Tuesday, October 27, 2015
Review: Black Widow Forever Red by Margaret Stohl
I nearly wept for joy when I saw that Margaret Stohl's Black Widow: Forever Red was going to exist. Natasha Romanoff is one of my favorite fictional characters. Now she's going to be in a YA novel--my favorite genre?! Life couldn't get any better!
Well... It could, a bit.
Natasha's characterization is... unsteady. She flips back and forth between arctic and maternal at a dizzying pace. I think that might have been meant to convey internal conflict, but it just comes off as inconsistent, in my opinion. Her characterization, to me, is not as bad as Tony Stark's, however. In the MCU, Tony is fascinating, as much as he's a jerk: crackling with humor and impudence, thinly layered over trauma and insecurity. In this book, he sounded like he was trying to be funny but didn't quite have the wit to pull it off. And the damage that's always just under the surface? Nowhere to be seen.
And as for the original characters, teenagers Ava and Alex: Tropes. Tropes everywhere.

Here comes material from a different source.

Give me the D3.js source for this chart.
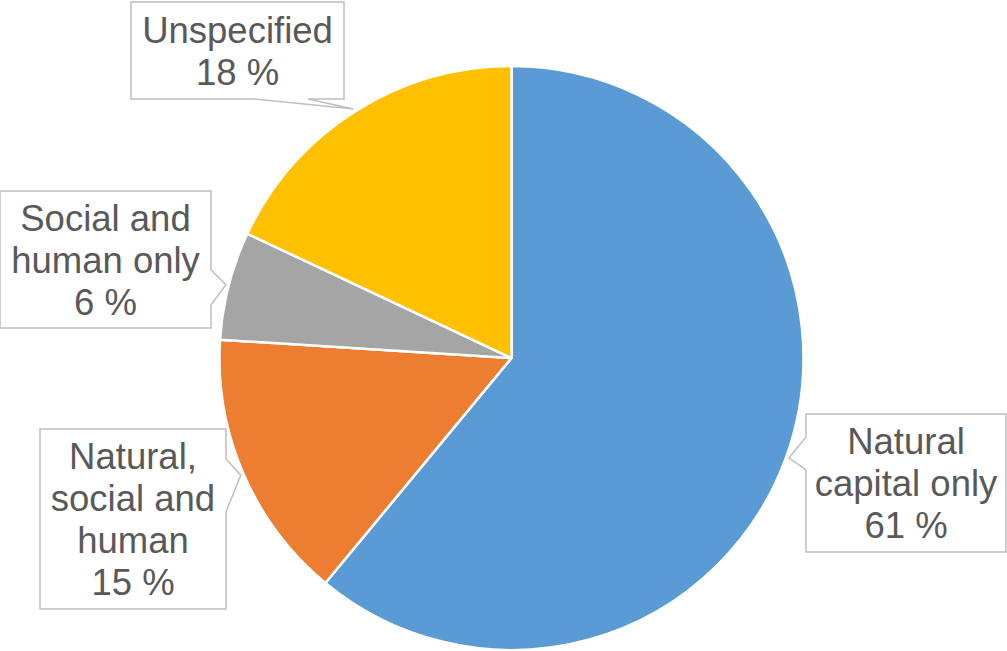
<!DOCTYPE html>
<html lang="en">
<head>
<meta charset="utf-8">
<title>Capital types pie</title>
<script src="https://d3js.org/d3.v7.min.js"></script>
<style>
  body { margin: 0; background: #fff; }
  svg { display: block; }
</style>
</head>
<body>
<script>
// data
var categories = ["Natural capital only", "Natural, social and human", "Social and human only", "Unspecified"];
var shares = [61, 15, 6, 18];
var labelLines = [
  ["Natural", "capital only"],
  ["Natural,", "social and", "human"],
  ["Social and", "human only"],
  ["Unspecified"]
];
var colors = ["#5b9bd5", "#ed7d31", "#a5a5a5", "#ffc000"];

// callout boxes (x0, y0, x1, y1) and which side the pointer sits on
var boxes = [
  {x0: 806, y0: 414, x1: 1006, y1: 552, side: "left", p0: 437, p1: 470},
  {x0: 40, y0: 429, x1: 226, y1: 609, side: "right", p0: 459, p1: 512},
  {x0: 0, y0: 191, x1: 211, y1: 328, side: "right", p0: 270, p1: 305},
  {x0: 131, y0: 2, x1: 344, y1: 99, side: "bottom", p0: 255, p1: 308}
];

var w = 1007, h = 651;
var cx = 511.5, cy = 358, r = 292;

var svg = d3.select("body").append("svg")
  .attr("width", w)
  .attr("height", h);

var pie = d3.pie().sort(null).value(d => d);
var arcs = pie(shares);

var arc = d3.arc().innerRadius(0).outerRadius(r);
var tipArc = d3.arc().innerRadius(r * 1.01).outerRadius(r * 1.01);

var g = svg.append("g").attr("transform", `translate(${cx},${cy})`);

g.selectAll("path.slice").data(arcs).enter().append("path")
  .attr("class", "slice")
  .attr("d", arc)
  .attr("fill", (d, i) => colors[i])
  .attr("stroke", "#fff")
  .attr("stroke-width", 2.5)
  .attr("stroke-linejoin", "round");

// callouts
function calloutPath(b, tip) {
  var tx = tip[0] + cx, ty = tip[1] + cy;
  if (b.side === "left") {
    return `M${b.x0},${b.y0} L${b.x1},${b.y0} L${b.x1},${b.y1} L${b.x0},${b.y1} L${b.x0},${b.p1} L${tx},${ty} L${b.x0},${b.p0} Z`;
  } else if (b.side === "right") {
    return `M${b.x0},${b.y0} L${b.x1},${b.y0} L${b.x1},${b.p0} L${tx},${ty} L${b.x1},${b.p1} L${b.x1},${b.y1} L${b.x0},${b.y1} Z`;
  }
  // bottom
  return `M${b.x0},${b.y0} L${b.x1},${b.y0} L${b.x1},${b.y1} L${b.p1},${b.y1} L${tx},${ty} L${b.p0},${b.y1} L${b.x0},${b.y1} Z`;
}

var lineH = 42;
arcs.forEach(function(a, i) {
  var b = boxes[i];
  var tip = tipArc.centroid(a);
  svg.append("path")
    .attr("d", calloutPath(b, tip))
    .attr("fill", "#fff")
    .attr("stroke", "#bfbfbf")
    .attr("stroke-width", 1.5);

  var lines = labelLines[i].concat([shares[i] + " %"]);
  var mx = (b.x0 + b.x1) / 2;
  var my = (b.y0 + b.y1) / 2;
  var first = my - (lines.length - 1) * lineH / 2 + 13;
  var t = svg.append("text")
    .attr("text-anchor", "middle")
    .attr("font-family", "'Liberation Sans', Arial, sans-serif")
    .attr("font-size", 36.5)
    .attr("fill", "#595959");
  lines.forEach(function(s, k) {
    t.append("tspan")
      .attr("x", mx)
      .attr("y", first + k * lineH)
      .text(s);
  });
});
</script>
</body>
</html>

It's not all bad, and they have their moments of being likeable, but there wasn't anything really original about them, nothing I haven't seen done dozens of times. Seemingly ordinary teenagers have a super-special suppressed past that comes roaring back in hidden memories! They're drawn together and feel like soulmates even though they don't know why! INSTA-LOVE!
Spoilers for this section (highlight to reveal): A character dies in the end (there are hints of this all through the book), and hir relationship to another character means that we should care about hir a lot, but I just... Didn't. I finished the book and went, "Hmm. Okay. Well, zie ain't gettin' any deader." Which tells you something about my lack of emotional connection to hir and everyone else.